Wednesday, June 21, 2006

Getting Back To Agreed Standards.......

I guess one of the themes running through this blog is that there do exist between nations, and between humanity as a whole, a pre-agreed set of basic laws, assumptions and standards which we have collectively agreed in order to define the limits of our acceptance. They may not be perfect, there may be elements of these rules and laws that some want to quibble over or change to some degree, but ultimately, these agreed upon notions exist to guide humanity away from the evils and destruction visited upon us during the last two centuries when the mechanisation of war and the industrialisation and capitalisation of society have provided a glimpse of the brutality of which the human race is capable.

Hence, there exists conventions on human rights, rules for wars, norms of decency; a set of standardisations to point out those who clearly transgress from the safe middle ground.

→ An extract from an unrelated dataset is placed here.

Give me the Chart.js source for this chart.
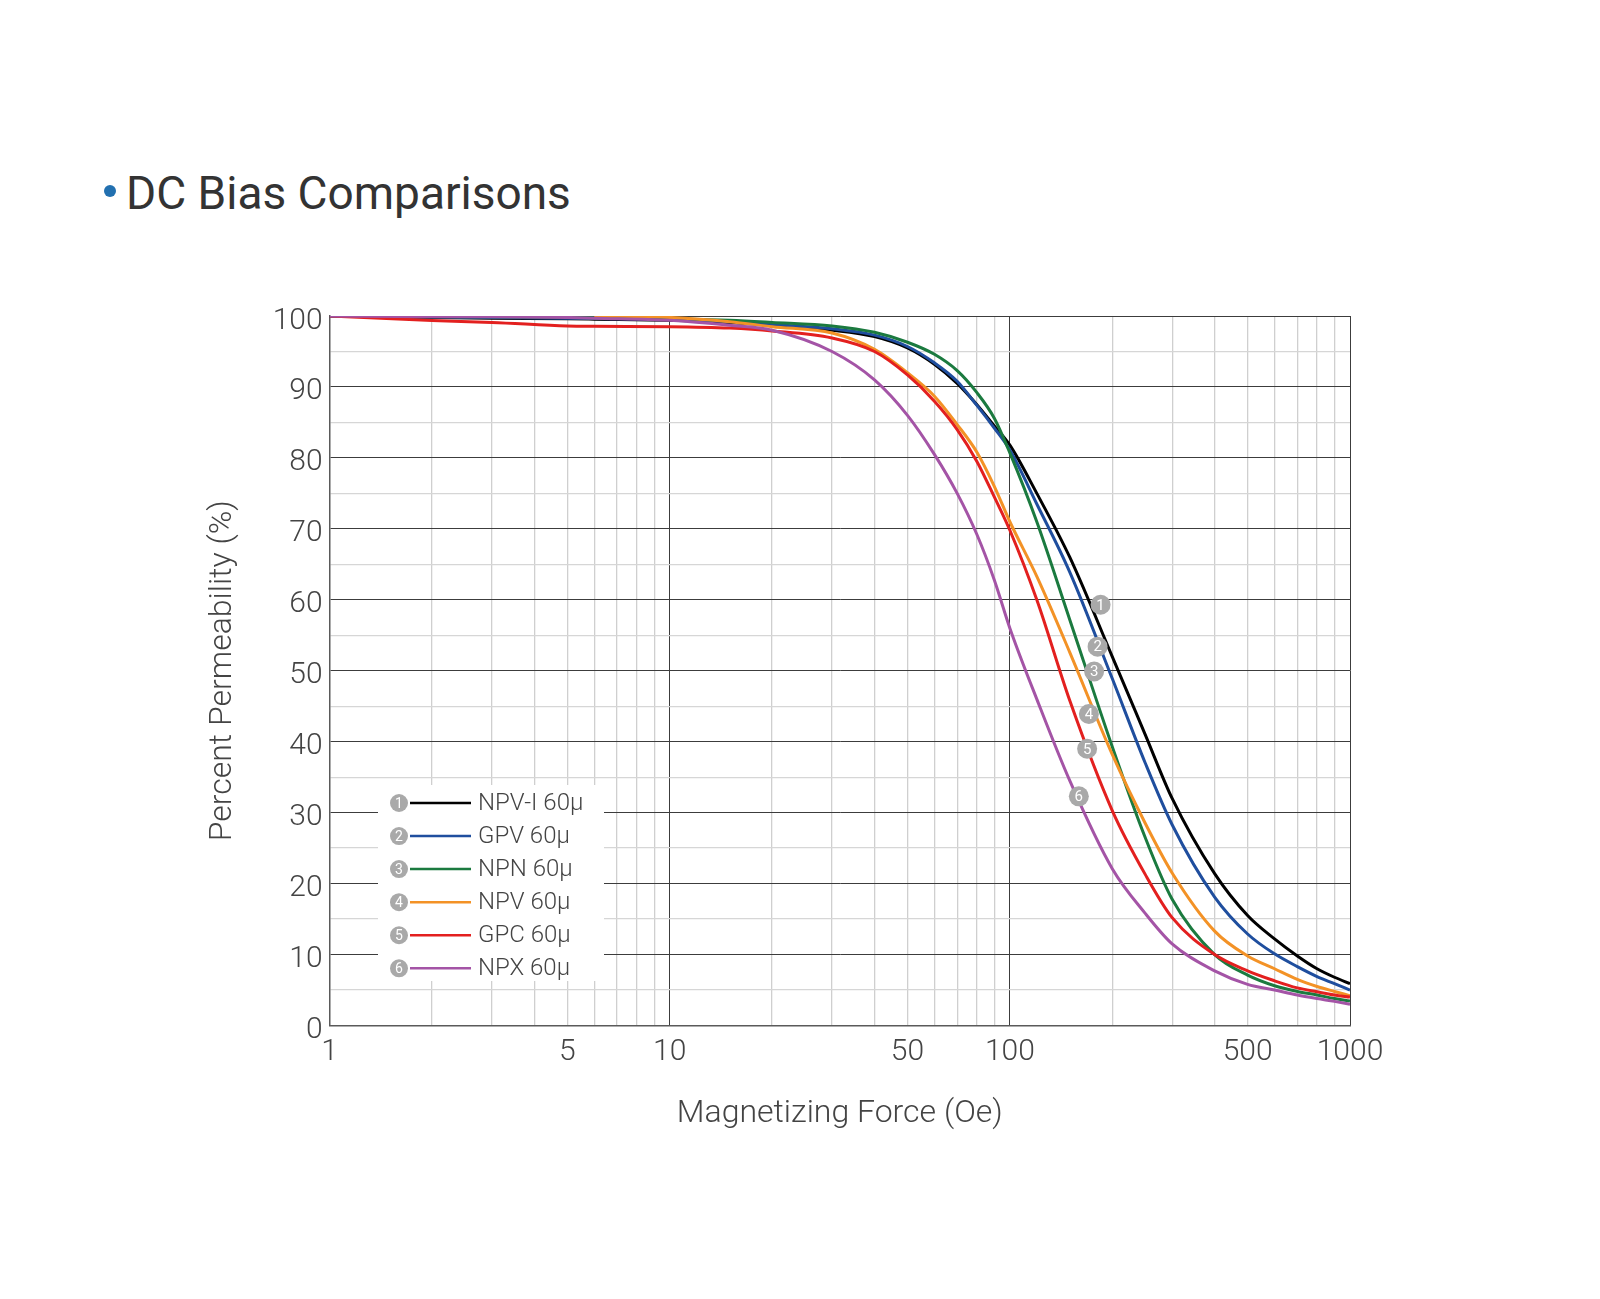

For instance, Article 147 of the Fourth Geneva Convention defines war crimes as:

"Wilful killing, torture or inhuman treatment, including...wilfully causing great suffering or serious injury to body or health, unlawful deportation or transfer or unlawful confinement of a protected person, or wilfully depriving a protected person of the rights of fair and regular trial, ...extensive destruction and appropriation of property, not justified by military necessity and carried out unlawfully and wantonly."
This seems entirely reasonable, does not seek to restrict a nation or its army from waging war and engaging in acts of an offensive or defensive nature. This is the norm. For me, it does not go far enough: as a pacifist it simply seems to seek simply to make war and destruction acceptable. And yet, it exists as the norm for delimiting the acceptable act of war from the unacceptable, from the criminal. Which is why it annoys me so much when opponents of brutality and state sanctioned terror are painted as imbeciles and idiots for voicing concerns, or for daring to utter the accusation of 'war crimes' against the UK, the US, or Israel. While all these countries and their morally bankrupt politicians and leaders would happily agree that War Crimes have occurred in Somalia, in the Democratic Republic of Congo, or in Sudan, they baulk at the accusation that they too are guilty of these crimes. Yet they are. They are guilty in an objective, legally agreed sense.
These rules exist to govern these actions, they have transgressed these rules, clearly and without argument, and yet they object and react to accusations they are war criminals as if we had accused of them of the most onerous and horrific crimes. And yet, who in their right minds would disagree that the US has been guilty of "unlawful deportation or transfer or unlawful confinement of a protected person" in relation to their Extraordinary Rendition flights and the facilities at Guantanamo Bay? Who would seriously defend the Israeli Defence Force and the thus the Israeli government from accusations that it is guilty of "extensive destruction and appropriation of property, not justified by military necessity and carried out unlawfully and wantonly"? And who could possibly defend charges that the UK government, especially in relation to its new 'anti-terror' laws, is not guilty of "wilfully depriving a protected person of the rights of fair and regular trial."? In these objective terms all of these countries governments are clearly guilty of war crimes.
These are not sensationalist claims dreamt up by the left, but objectively provable facts using guidelines agreed upon internationally by the very countries now charged with breaching them. In the same way as it is true to state that were the Nuremberg Trials occurring today, in this country, Tony Blair would be found guilty and hung. After all, the defendants at Nuremberg were not even tried with committing war crimes, but simply with "waging and executing an aggressive war". Again, not sensationalist hyperbole, but fact. Tony Blair is a war criminal, and would have been hung for his crimes at Nuremberg.